Declaradamente uma espécie de «panteão espiritual» de escritores nascidos entre o Alentejo e o Algarve, esta recolha de contos parece apostada em deixar explícitas as suas balizas geográficas, apelando a imagens tão potentes como inovadoras: o «canto trinado das cigarras», o «odor amarelecido do feno aquecido pelo sol quente», o «cheiro forte da terra molhada e criadora». Esta pulsão telúrica, mesmo ao gosto dos centos de júris que pululam por essas províncias literatas, promete coisa boa. Lamentavelmente, só posso contar com excertos encontrados na net, pois não levo a maluquice ao ponto de gastar dinheiro nestas coisas.
A obra arranca com Os últimos dias de Ibn Amar. Na sua cela, o poeta explica-nos que «Corre o ano de 1086», o que não deixa de demonstrar um peculiar apreço pelo calendário juliano. Minudências. O melhor é mesmo a riqueza lexical, a originalidade das imagens, a força das metáforas. Ele há para todos os gostos: «os maduros raios de sol oferecidos ainda vagamente pelo crepúsculo», «o seu calor doce na minha pele», o tempo que é «semelhante ao corpo mole e lânguido de uma serpente», «o corcel de vento que montei em tantas batalhas». Tudo redimido, mesmo a tempo, pela obra do poeta, «depurada de toda a vileza e traição».

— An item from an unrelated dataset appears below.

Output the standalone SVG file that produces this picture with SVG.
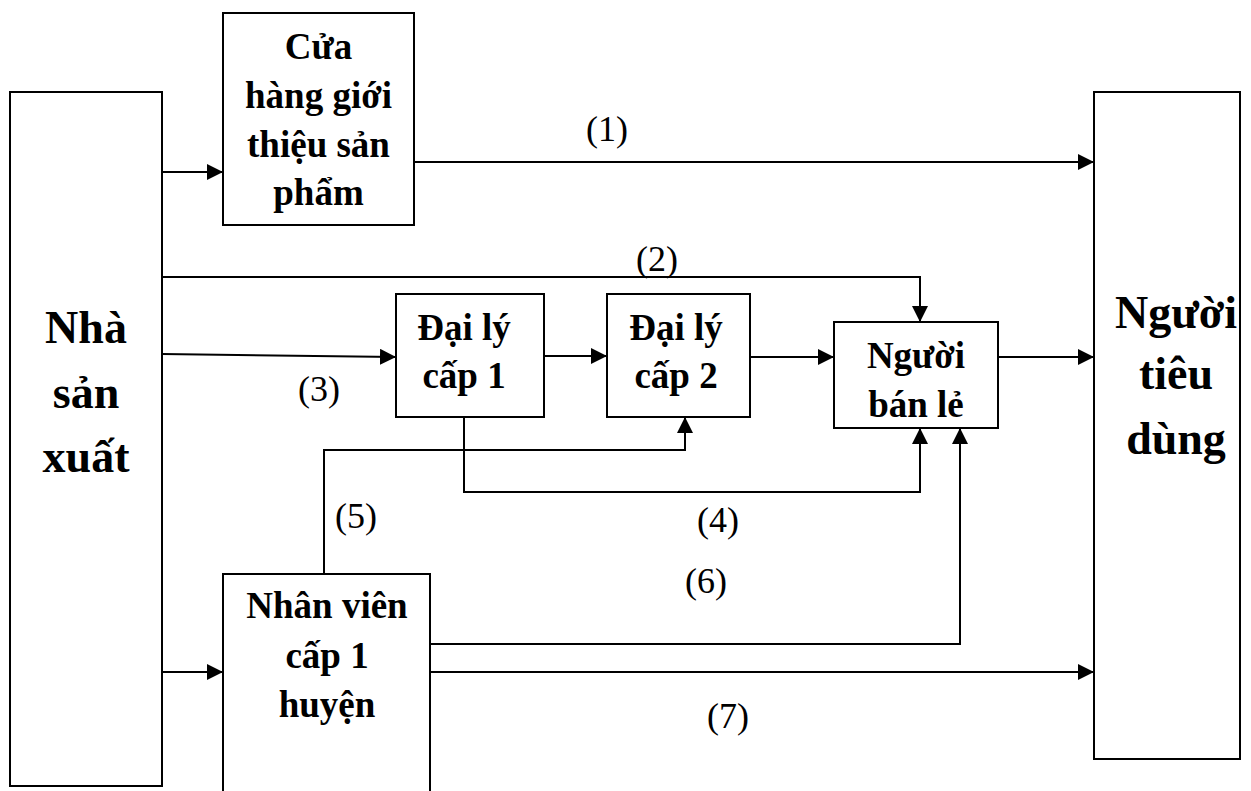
<svg xmlns="http://www.w3.org/2000/svg" width="1251" height="791" viewBox="0 0 1251 791">
  <style>
    .box { fill: #ffffff; stroke: #000000; stroke-width: 2; }
    .edge { fill: none; stroke: #000000; stroke-width: 2; }
    .t { font-family: "Liberation Serif", "Times New Roman", serif; font-weight: bold; font-size: 37px; fill: #000000; text-anchor: middle; }
    .big { font-size: 46px; }
    .lbl { font-family: "Liberation Serif", "Times New Roman", serif; font-size: 36px; fill: #000000; text-anchor: middle; }
  </style>
  <defs>
    <marker id="arrow" markerUnits="userSpaceOnUse" markerWidth="17" markerHeight="17" refX="16" refY="8" orient="auto">
      <path d="M0,0 L16,8 L0,16 z" fill="#000000"/>
    </marker>
  </defs>
  <rect width="1251" height="791" fill="#ffffff"/>

  <!-- nodes -->
  <g id="nha-san-xuat">
    <rect class="box" x="10" y="92" width="152" height="694"/>
    <text class="t big" x="86" y="343">Nhà</text>
    <text class="t big" x="86" y="408">sản</text>
    <text class="t big" x="86" y="472">xuất</text>
  </g>
  <g id="cua-hang">
    <rect class="box" x="223" y="13" width="191" height="212"/>
    <text class="t" x="318.5" y="59">Cửa</text>
    <text class="t" x="318.5" y="108">hàng giới</text>
    <text class="t" x="318.5" y="157">thiệu sản</text>
    <text class="t" x="318.5" y="205">phẩm</text>
  </g>
  <g id="dai-ly-1">
    <rect class="box" x="396" y="294" width="148" height="123"/>
    <text class="t" x="464" y="340">Đại lý</text>
    <text class="t" x="464" y="388">cấp 1</text>
  </g>
  <g id="dai-ly-2">
    <rect class="box" x="607" y="294" width="143" height="123"/>
    <text class="t" x="676" y="340">Đại lý</text>
    <text class="t" x="676" y="388">cấp 2</text>
  </g>
  <g id="nguoi-ban-le">
    <rect class="box" x="834" y="322" width="164" height="106"/>
    <text class="t" x="916" y="368">Người</text>
    <text class="t" x="916" y="417">bán lẻ</text>
  </g>
  <g id="nhan-vien">
    <rect class="box" x="223" y="574" width="207" height="230"/>
    <text class="t" x="327" y="618">Nhân viên</text>
    <text class="t" x="327" y="668">cấp 1</text>
    <text class="t" x="327" y="717">huyện</text>
  </g>
  <g id="nguoi-tieu-dung">
    <rect class="box" x="1094" y="92" width="146" height="667"/>
    <text class="t big" x="1176" y="328">Người</text>
    <text class="t big" x="1176" y="389">tiêu</text>
    <text class="t big" x="1176" y="454">dùng</text>
  </g>

  <!-- connectors -->
  <g id="connectors">
    <path class="edge" d="M162,172 H223" marker-end="url(#arrow)"/>
    <path class="edge" d="M414,162 H1094" marker-end="url(#arrow)"/>
    <path class="edge" d="M162,277 H920 V322" marker-end="url(#arrow)"/>
    <path class="edge" d="M162,354 L396,357" marker-end="url(#arrow)"/>
    <path class="edge" d="M544,356 H607" marker-end="url(#arrow)"/>
    <path class="edge" d="M750,357 H834" marker-end="url(#arrow)"/>
    <path class="edge" d="M998,357 H1094" marker-end="url(#arrow)"/>
    <path class="edge" d="M464,417 V492 H920 V428" marker-end="url(#arrow)"/>
    <path class="edge" d="M324,574 V450 H685 V417" marker-end="url(#arrow)"/>
    <path class="edge" d="M430,644 H960 V428" marker-end="url(#arrow)"/>
    <path class="edge" d="M162,672 H223" marker-end="url(#arrow)"/>
    <path class="edge" d="M430,672 H1094" marker-end="url(#arrow)"/>
  </g>

  <!-- route labels -->
  <g id="labels">
    <text class="lbl" x="607" y="141">(1)</text>
    <text class="lbl" x="657" y="271">(2)</text>
    <text class="lbl" x="319" y="401">(3)</text>
    <text class="lbl" x="718" y="532">(4)</text>
    <text class="lbl" x="356" y="528">(5)</text>
    <text class="lbl" x="706" y="593">(6)</text>
    <text class="lbl" x="728" y="728">(7)</text>
  </g>
</svg>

Se acham que o pobre Ammar sofreu tratos de polé, olhem que António Aleixo se vê «a caminho do hospital, quase deitado no chão da carroça do seu vizinho, para ver se adormece a dor e a agonia.» Não se alarmem, almas sensíveis, que «quando deixar a vida, é nessas quadras soltas que a sua alma continuará viva, permanecerá de geração em geração, a ensinar a profunda e sincera filosofia da vida». E ainda há um outro desgraçado que, mesmo prestes a fenecer, descobre que as «cores pujantes da natureza se convertiam em poesia». Isto dá arrepios. Dos maus.
Sendo que o referido prémio é bienal, será que isto é mesmo do melhor que em matéria de ficção curta se produziu em Portugal, durante 24 meses? Pondo a questão de forma menos caridosa: mas a que mentes lembrará premiar estas redacções liceais? Parece-me algo obsceno que se gaste bom dinheiro (o tal prémio atribui 5.000€ ao vencedor) na promoção de má literatura infanto-juvenil. Ficam iludidos os vencedores, mais pobres os cofres municipais e à toa os leitores, que são levados a comprar gato (prosinhas sem jeito) por lebre (um prémio tende a ser visto como selo de garantia).
Palpita-me que se a palavra “provincianismo” tiver um significado mesmo negativo é para usar a propósito de coisas assim.